-------- Given information --------
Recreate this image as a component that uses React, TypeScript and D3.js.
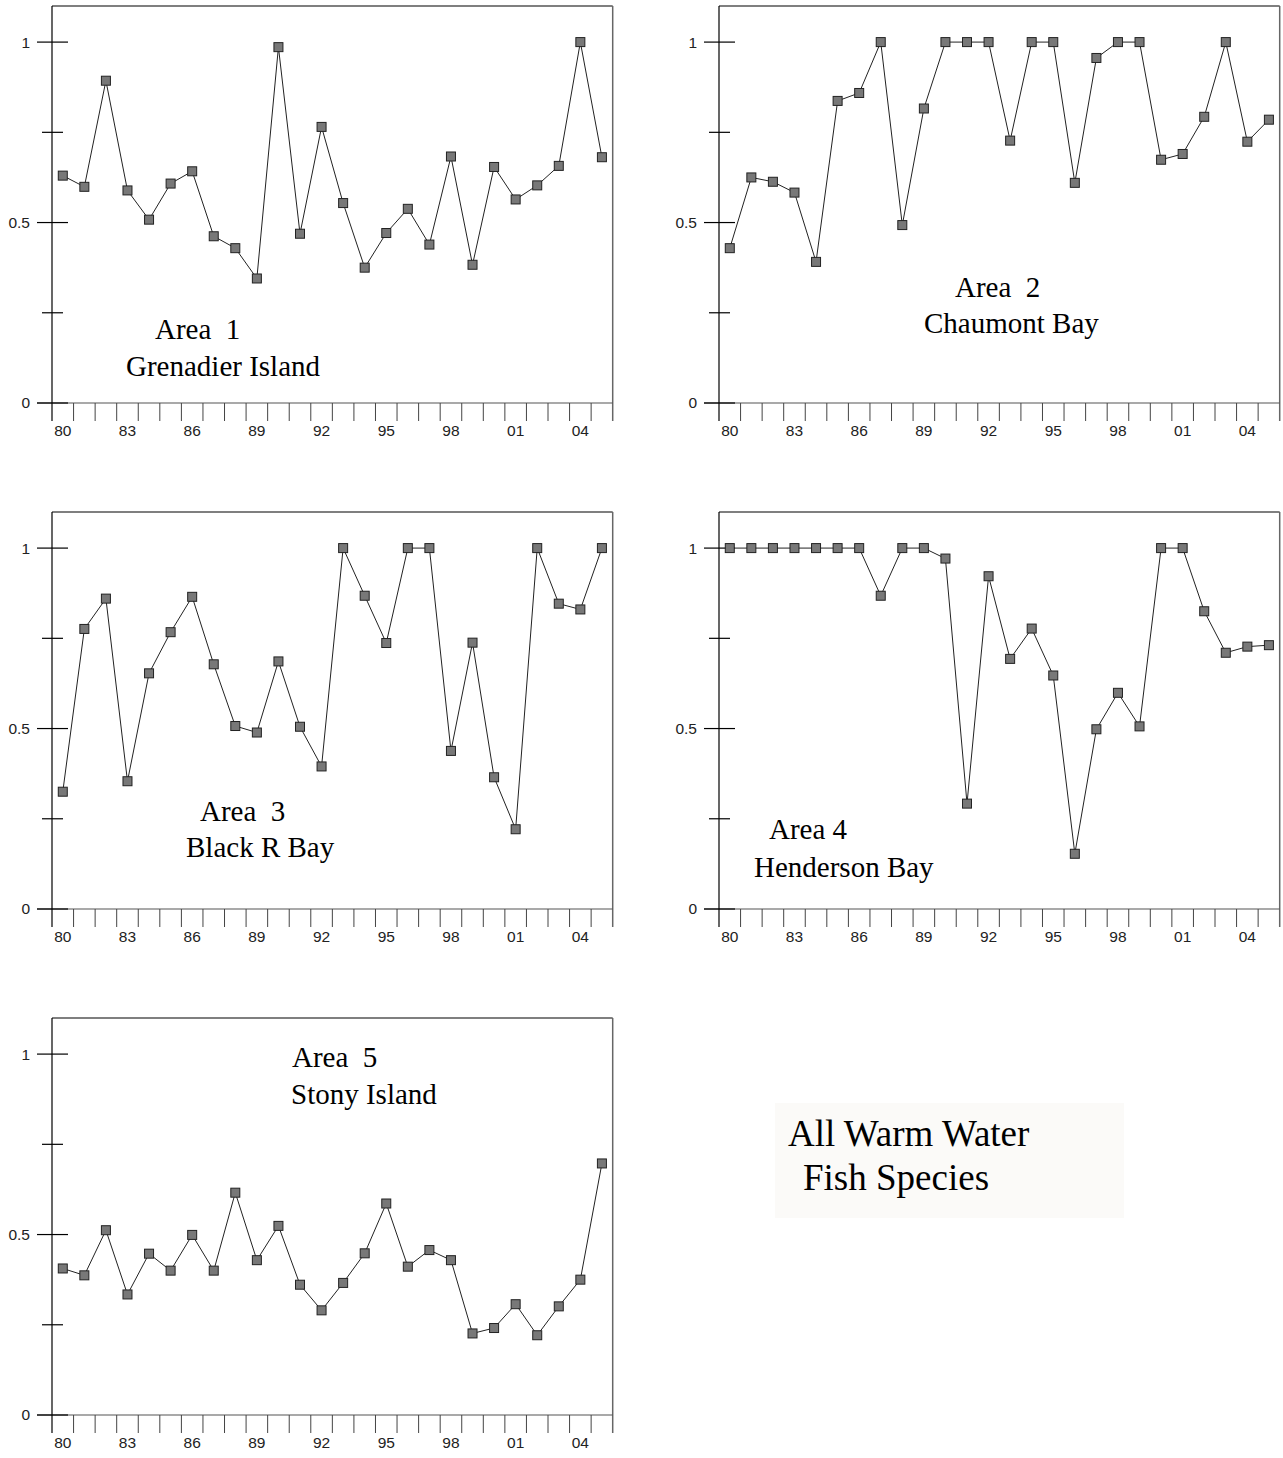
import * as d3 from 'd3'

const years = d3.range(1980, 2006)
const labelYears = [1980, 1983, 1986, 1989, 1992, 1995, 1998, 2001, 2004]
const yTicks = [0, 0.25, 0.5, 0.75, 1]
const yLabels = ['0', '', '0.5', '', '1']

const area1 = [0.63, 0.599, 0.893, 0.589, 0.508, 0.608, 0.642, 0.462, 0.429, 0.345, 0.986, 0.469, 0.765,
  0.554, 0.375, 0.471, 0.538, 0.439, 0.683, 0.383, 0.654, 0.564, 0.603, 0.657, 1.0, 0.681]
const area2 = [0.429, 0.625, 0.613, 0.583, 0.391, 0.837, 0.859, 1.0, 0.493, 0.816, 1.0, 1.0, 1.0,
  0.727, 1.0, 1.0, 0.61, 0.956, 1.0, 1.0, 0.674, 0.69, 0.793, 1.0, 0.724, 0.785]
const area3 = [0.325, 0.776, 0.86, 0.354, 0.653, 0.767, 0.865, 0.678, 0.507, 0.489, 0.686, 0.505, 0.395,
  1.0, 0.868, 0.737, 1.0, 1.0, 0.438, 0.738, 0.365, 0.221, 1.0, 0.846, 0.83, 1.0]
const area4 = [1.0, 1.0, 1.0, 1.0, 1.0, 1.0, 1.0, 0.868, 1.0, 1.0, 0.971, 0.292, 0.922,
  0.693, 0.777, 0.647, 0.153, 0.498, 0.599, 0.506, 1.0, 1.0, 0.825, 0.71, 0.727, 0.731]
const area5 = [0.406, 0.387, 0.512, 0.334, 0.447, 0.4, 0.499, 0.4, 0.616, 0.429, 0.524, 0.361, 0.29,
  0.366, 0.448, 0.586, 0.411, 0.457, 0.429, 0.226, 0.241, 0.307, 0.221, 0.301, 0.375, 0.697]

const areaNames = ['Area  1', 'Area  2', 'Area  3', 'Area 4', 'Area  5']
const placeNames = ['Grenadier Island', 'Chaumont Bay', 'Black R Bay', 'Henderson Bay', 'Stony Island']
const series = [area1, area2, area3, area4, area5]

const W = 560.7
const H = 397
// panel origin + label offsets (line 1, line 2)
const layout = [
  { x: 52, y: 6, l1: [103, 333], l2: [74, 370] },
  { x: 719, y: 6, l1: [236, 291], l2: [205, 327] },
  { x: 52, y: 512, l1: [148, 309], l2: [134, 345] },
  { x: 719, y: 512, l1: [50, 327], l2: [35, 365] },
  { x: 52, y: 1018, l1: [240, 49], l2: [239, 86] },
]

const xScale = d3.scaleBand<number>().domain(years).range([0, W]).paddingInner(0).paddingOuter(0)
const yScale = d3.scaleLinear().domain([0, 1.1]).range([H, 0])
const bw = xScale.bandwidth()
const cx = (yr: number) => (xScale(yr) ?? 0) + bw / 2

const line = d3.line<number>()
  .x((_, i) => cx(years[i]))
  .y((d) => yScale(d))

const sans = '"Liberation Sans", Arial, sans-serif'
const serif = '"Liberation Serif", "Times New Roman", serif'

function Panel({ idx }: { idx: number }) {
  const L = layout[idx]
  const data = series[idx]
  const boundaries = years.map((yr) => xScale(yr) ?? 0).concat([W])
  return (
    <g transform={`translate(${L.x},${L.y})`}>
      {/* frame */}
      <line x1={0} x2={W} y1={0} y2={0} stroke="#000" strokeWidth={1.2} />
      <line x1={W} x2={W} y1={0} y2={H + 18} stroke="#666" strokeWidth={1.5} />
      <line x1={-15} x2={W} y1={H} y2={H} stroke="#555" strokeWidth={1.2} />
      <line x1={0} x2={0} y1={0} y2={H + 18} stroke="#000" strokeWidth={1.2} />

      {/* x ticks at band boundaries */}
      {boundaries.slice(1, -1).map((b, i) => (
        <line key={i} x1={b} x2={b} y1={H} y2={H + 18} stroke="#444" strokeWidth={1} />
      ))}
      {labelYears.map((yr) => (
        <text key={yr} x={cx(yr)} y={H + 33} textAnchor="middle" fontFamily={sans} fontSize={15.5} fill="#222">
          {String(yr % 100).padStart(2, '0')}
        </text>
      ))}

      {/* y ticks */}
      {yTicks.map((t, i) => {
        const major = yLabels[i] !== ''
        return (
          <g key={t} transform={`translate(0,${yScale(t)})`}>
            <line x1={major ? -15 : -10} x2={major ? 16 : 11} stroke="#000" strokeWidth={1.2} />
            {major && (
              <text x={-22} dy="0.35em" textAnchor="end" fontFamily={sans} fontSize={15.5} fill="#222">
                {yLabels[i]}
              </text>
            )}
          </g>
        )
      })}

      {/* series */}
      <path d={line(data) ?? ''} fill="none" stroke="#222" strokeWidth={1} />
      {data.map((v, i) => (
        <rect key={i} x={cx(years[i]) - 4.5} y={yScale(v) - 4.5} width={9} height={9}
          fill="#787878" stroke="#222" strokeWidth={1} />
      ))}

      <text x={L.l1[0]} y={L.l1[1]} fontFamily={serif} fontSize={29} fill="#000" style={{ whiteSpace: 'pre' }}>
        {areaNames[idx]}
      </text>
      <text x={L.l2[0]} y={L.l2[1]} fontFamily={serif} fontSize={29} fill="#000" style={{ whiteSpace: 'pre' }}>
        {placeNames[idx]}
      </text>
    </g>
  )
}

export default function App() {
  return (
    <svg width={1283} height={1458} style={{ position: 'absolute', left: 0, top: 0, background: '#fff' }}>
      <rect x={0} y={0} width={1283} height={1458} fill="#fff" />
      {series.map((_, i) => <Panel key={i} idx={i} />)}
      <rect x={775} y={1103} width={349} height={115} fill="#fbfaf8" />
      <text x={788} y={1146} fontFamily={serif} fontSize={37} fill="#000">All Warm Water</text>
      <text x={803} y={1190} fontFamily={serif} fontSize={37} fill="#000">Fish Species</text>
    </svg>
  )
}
--------
- **Job**: Repeat the lines exactly as they stand, from the opening line of the data through the line with "const yLabels = ['0', '', '0.5', '', '1']". Pictures stay out of the copy.

- **Full response**:
Recreate this image as a component that uses React, TypeScript and D3.js.
import * as d3 from 'd3'

const years = d3.range(1980, 2006)
const labelYears = [1980, 1983, 1986, 1989, 1992, 1995, 1998, 2001, 2004]
const yTicks = [0, 0.25, 0.5, 0.75, 1]
const yLabels = ['0', '', '0.5', '', '1']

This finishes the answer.